[start Input data]

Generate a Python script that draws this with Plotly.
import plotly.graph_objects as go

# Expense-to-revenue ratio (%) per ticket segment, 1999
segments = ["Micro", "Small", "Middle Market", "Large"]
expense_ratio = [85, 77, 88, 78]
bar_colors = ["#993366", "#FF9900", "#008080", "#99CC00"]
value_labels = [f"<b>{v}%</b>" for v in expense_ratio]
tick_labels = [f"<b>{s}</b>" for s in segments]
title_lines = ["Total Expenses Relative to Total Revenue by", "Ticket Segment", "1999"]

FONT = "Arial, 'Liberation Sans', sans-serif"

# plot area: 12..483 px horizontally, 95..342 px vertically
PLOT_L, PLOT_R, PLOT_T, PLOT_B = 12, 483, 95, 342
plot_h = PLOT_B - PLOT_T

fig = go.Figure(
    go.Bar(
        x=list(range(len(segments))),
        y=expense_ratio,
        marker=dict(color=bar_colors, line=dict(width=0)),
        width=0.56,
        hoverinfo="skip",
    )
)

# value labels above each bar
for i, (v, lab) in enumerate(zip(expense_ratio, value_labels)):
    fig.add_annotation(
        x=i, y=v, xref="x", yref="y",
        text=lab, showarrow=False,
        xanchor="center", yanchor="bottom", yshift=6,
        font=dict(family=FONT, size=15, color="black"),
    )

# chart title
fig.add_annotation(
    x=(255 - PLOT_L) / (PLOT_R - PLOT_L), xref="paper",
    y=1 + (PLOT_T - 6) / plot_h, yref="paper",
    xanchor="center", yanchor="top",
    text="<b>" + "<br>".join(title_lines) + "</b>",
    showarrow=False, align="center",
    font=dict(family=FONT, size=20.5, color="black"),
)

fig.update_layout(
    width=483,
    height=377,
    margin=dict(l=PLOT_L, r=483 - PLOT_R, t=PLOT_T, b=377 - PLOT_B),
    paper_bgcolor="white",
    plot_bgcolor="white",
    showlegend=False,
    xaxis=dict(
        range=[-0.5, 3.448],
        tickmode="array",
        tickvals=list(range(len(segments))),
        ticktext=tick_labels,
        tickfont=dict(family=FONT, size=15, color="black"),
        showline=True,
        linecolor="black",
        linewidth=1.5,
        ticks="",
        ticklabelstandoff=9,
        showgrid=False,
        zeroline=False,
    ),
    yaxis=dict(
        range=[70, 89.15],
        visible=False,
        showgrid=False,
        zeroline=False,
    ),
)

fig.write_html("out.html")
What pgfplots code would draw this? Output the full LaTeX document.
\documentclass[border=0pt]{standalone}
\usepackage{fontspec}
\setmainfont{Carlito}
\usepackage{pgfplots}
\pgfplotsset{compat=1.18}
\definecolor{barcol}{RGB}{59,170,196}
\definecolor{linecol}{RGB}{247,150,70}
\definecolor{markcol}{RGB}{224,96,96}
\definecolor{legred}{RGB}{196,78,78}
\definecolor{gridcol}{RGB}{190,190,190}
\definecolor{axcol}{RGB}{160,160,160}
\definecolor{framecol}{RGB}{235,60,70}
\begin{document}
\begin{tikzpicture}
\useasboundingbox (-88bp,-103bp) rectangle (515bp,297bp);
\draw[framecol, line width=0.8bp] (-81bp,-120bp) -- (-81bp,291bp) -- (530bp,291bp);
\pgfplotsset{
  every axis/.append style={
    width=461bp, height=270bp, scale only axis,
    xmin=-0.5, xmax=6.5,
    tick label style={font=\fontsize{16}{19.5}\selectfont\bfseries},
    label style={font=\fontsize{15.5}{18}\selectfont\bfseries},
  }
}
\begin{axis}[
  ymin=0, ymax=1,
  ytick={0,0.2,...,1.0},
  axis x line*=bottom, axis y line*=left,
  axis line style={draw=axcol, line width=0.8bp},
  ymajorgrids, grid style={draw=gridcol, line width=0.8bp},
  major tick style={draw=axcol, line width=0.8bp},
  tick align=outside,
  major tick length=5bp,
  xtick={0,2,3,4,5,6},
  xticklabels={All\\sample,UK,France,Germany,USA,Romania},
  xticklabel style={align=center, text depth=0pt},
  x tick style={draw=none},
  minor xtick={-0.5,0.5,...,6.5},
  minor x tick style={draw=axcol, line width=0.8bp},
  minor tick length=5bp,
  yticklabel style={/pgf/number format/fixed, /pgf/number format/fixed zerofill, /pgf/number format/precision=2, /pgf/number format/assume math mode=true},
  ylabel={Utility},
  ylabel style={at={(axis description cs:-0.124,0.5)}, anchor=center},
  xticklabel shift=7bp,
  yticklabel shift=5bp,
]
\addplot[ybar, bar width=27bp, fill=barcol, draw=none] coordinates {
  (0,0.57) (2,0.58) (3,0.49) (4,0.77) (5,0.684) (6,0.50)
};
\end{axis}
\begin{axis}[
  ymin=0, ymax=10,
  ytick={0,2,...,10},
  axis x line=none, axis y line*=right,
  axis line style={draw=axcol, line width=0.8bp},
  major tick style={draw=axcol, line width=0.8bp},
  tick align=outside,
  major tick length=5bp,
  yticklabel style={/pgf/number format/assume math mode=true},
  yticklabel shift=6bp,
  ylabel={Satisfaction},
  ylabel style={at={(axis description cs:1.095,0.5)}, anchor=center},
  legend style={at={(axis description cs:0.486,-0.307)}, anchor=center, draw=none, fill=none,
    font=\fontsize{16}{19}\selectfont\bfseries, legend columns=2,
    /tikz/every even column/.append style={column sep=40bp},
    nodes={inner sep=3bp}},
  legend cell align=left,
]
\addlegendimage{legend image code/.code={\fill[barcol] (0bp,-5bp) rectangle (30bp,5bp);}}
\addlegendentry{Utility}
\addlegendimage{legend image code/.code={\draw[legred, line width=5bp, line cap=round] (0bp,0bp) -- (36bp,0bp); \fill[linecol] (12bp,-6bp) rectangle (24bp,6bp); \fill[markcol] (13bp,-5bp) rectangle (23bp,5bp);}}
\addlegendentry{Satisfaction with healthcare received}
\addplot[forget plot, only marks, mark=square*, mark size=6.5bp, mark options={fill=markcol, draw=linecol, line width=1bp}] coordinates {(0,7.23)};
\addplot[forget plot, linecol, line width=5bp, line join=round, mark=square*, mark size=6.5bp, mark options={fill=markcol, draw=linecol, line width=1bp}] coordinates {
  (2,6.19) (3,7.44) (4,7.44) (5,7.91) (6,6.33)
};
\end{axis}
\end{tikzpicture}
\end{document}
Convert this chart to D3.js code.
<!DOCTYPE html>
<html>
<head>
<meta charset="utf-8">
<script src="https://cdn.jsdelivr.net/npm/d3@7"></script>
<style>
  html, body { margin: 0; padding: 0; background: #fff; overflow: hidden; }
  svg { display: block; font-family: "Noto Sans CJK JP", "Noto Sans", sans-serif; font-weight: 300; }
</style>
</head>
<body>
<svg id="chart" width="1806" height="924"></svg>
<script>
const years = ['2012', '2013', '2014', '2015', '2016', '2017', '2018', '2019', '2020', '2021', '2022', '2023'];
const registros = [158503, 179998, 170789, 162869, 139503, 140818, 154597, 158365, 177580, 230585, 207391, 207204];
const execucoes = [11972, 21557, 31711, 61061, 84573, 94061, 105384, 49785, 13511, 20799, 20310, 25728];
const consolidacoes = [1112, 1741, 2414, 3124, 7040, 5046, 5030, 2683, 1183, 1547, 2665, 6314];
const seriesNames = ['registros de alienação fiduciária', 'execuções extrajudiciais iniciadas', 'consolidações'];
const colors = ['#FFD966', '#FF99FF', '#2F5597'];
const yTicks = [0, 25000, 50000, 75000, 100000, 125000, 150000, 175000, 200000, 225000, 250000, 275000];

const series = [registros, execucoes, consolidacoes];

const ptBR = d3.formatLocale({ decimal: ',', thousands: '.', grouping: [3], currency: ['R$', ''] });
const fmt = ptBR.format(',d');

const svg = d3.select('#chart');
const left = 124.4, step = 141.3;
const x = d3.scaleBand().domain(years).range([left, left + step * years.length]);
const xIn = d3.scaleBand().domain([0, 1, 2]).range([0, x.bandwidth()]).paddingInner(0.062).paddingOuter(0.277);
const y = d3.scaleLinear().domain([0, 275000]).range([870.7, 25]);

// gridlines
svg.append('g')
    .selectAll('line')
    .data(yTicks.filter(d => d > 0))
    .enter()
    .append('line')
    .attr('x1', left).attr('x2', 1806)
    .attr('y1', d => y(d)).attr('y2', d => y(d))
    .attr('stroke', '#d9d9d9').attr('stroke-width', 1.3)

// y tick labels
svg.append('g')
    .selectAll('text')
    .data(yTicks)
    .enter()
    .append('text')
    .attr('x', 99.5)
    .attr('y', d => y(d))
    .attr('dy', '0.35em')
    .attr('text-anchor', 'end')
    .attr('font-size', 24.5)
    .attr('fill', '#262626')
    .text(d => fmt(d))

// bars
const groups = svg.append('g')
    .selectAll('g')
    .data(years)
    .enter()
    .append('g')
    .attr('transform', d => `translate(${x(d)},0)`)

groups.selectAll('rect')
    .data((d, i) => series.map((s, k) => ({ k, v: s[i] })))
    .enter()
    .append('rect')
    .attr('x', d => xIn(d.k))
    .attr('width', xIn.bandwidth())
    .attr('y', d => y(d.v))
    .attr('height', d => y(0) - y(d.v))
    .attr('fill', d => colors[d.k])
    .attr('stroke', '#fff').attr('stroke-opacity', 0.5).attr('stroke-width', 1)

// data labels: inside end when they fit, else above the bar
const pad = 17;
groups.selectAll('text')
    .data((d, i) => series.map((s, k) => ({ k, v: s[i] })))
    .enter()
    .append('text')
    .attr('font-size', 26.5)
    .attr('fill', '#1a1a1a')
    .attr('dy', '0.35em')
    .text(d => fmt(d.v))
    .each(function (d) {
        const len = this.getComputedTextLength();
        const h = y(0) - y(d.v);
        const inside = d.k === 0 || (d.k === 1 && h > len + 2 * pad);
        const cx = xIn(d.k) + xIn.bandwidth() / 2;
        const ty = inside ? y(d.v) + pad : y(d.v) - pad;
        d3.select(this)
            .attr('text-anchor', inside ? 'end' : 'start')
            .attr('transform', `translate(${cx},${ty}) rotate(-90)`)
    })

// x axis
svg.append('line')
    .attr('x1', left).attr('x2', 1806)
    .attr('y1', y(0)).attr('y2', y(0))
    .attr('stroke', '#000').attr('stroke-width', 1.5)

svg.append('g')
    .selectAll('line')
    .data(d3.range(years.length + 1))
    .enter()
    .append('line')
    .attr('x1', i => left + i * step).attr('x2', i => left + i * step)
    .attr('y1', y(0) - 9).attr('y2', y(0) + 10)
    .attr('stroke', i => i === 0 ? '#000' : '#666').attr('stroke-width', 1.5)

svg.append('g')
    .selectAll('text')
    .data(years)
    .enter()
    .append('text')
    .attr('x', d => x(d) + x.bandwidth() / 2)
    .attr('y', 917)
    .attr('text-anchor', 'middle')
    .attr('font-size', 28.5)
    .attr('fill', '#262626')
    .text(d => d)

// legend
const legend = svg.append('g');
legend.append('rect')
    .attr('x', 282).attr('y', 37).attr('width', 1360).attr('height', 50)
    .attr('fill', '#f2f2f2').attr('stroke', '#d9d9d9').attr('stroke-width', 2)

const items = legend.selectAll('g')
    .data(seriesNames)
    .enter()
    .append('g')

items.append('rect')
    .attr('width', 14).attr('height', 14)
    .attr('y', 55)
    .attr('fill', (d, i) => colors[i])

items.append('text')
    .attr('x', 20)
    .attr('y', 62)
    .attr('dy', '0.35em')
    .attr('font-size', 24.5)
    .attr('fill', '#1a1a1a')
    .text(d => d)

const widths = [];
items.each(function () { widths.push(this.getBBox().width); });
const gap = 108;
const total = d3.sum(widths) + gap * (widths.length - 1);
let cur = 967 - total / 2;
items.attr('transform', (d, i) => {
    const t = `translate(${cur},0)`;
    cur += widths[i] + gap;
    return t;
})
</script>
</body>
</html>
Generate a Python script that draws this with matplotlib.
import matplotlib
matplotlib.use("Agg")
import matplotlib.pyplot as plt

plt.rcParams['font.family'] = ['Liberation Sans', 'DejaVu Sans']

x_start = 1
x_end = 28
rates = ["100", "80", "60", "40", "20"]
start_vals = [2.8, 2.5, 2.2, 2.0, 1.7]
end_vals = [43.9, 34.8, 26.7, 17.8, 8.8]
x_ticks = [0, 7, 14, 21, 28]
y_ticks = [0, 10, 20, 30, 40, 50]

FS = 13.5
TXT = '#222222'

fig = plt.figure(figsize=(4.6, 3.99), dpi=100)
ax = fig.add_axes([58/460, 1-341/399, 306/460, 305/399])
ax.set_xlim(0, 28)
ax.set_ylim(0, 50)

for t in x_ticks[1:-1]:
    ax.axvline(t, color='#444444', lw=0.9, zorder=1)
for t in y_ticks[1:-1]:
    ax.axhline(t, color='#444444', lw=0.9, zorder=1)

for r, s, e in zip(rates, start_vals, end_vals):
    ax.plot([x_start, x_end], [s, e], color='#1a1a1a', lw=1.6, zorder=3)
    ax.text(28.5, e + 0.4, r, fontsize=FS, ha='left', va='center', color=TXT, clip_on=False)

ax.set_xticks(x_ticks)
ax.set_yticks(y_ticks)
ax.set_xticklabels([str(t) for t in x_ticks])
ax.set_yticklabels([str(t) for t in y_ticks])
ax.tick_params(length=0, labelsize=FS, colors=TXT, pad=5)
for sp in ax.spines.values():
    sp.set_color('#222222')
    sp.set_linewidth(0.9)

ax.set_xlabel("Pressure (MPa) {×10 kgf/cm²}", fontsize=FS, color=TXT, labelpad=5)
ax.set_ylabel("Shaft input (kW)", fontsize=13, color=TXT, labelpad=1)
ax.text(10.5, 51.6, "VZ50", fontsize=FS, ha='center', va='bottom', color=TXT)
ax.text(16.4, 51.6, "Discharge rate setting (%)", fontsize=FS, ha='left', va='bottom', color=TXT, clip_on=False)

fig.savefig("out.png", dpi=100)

[end Input data]

- _What this task involves_: Word for word, quote the lines of the material from the first line through the line with "import plotly.graph_objects as go", both ends included.

- _Exercise answer_:
Generate a Python script that draws this with Plotly.
import plotly.graph_objects as go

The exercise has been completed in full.